Few films have developed a cat into a multi-dimensional character quite like the orange cat in the Coens’ portrait of artistic malaise against the backdrop of the 1960s Greenwich Village folk scene. The cat, or cats, that Davis (Oscar Isaac) temporarily adopts serve as a desperate manifestation of his personality, something tangible in a world in which everything continually slips away from him. The cats are anchors for the film’s funniest and most heartbreaking moments.

When Davis loses his driver to a fight with the cops while on the road between Chicago and New York, he – after days of disappointment and frustration – abandons the cat, now a weight that reminds him of his failure. The look on the cat’s eyes before Davis – only somewhat reluctantly – slams the car door in its face is a serious contender for one of the most affecting human-animal moments in any film.

The Grand Budapest Hotel

Wes Anderson has killed a number of dogs in his films, like Buckley in The Royal Tenenbaums and Snoopy in Moonrise Kingdom. But The Grand Budapest Hotel is (if memory serves me right) the first and so far only time Anderson has sent a domestic feline to an untimely demise. Jeff Goldblum’s sympathetic Deputy Kovacs – a lawyer trying to do his job as executor of Madame D’s (Tilda Swinton) will, but caught up in a family war – meets one of the more grisly fates in a film whose whimsy hardly prevents it from delving into the horrors of a Europe brimming with fascist energy.

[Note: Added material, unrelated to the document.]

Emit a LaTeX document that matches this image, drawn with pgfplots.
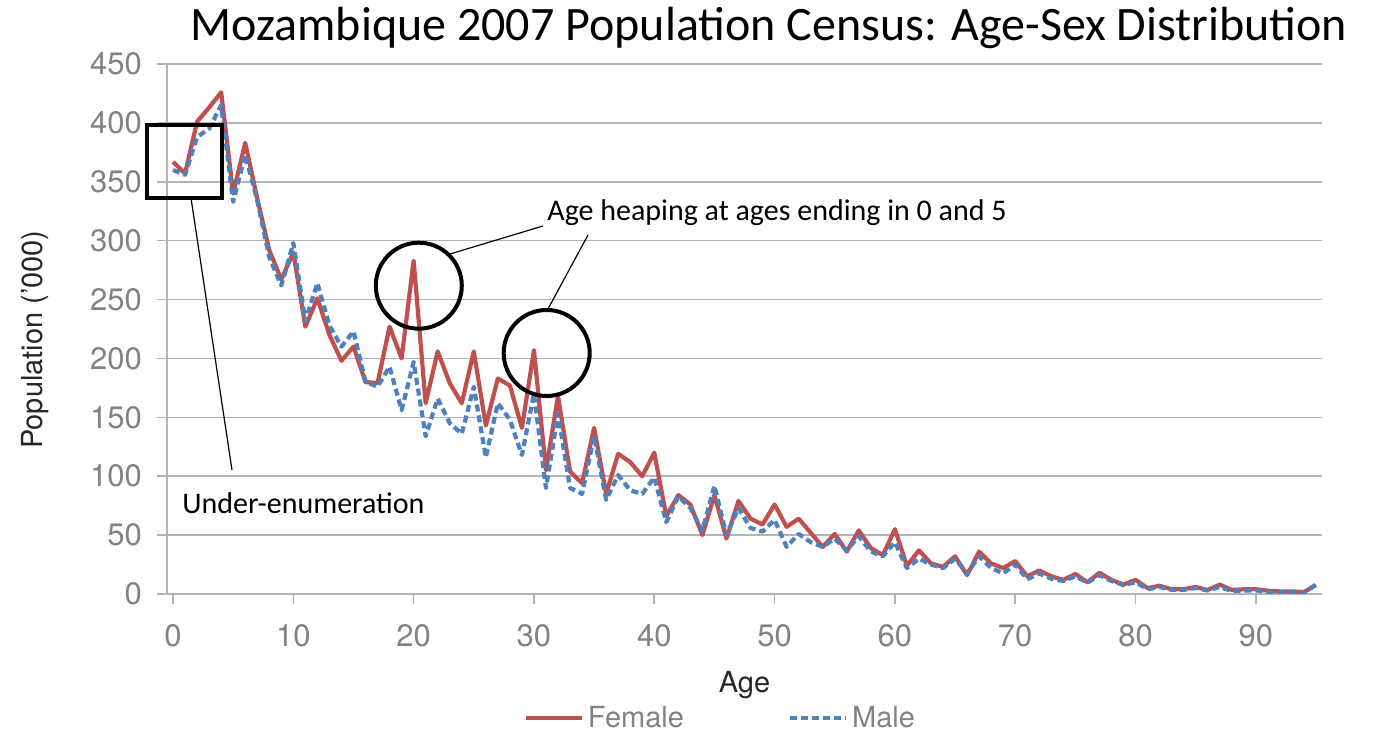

When meeting with pseudo-Nazis Dmitri (Adrien Brody) and his henchman Jopling (Willem Dafoe) who insist upon receiving the beloved painting “Boy With Apple,” they respond to Kovacs’s modest pleads for respecting the unbiased legal process by casually throwing his cat out the window, an action executed so swiftly that he (and the audience) have barely realized what occurred until the deed has been completed. The shot of Dafoe throwing the cat out the window lands with notable comic force, but the ensuing reverse shot of Kovacs looking out the window to see the damage – a blunt, grisly image whose distance doesn’t detract from the striking casualty of the violence – puts any humor in the moment into stark relief, which nicely sums up the tone of Grand Budapest in total, a film about the meeting of whimsical nostalgia with a harsh, uncompromising reality.

It’s also a nice reverse from the tradition of using cats as villains or props for villains – instead, the villain’s disdain, not embrace of the cat is the sign of his villainy.

Roar

As evident in a wide range of films including Bringing Up Baby, The Jungle Book, Cat People, and The Hangover, big and wild cats have been an object of fascination in cinema as much as their smaller, domesticated counterparts. Yet even when such cats are shown as objects of fear, they are almost invariably represented as a containable threat – a force to be tamed, recklessly but harmlessly played with, or successfully escaped from.

Roar (which I unfortunately can’t yet speak from the perspective of actually having seen in full) reveals the falsehood of our cinematic depictions of big cats, the safeness that trained animals allow even in carefully constructed representations of danger. In making this all-but-forgotten film (being re-released by Drafthouse Films later this month), Tippi Hedren and Noel Marshall cast the animals on their own wildlife reserve into a fictional film. However, judging by the trailer, a documentary element comes through that reveals how one can never expect wild cats to conform to the language and order requisite of narrative filmmaking. Roar is itself a document of the danger of its making.

And as any owner of even a small feline would attest, cats are not something you should fuck with.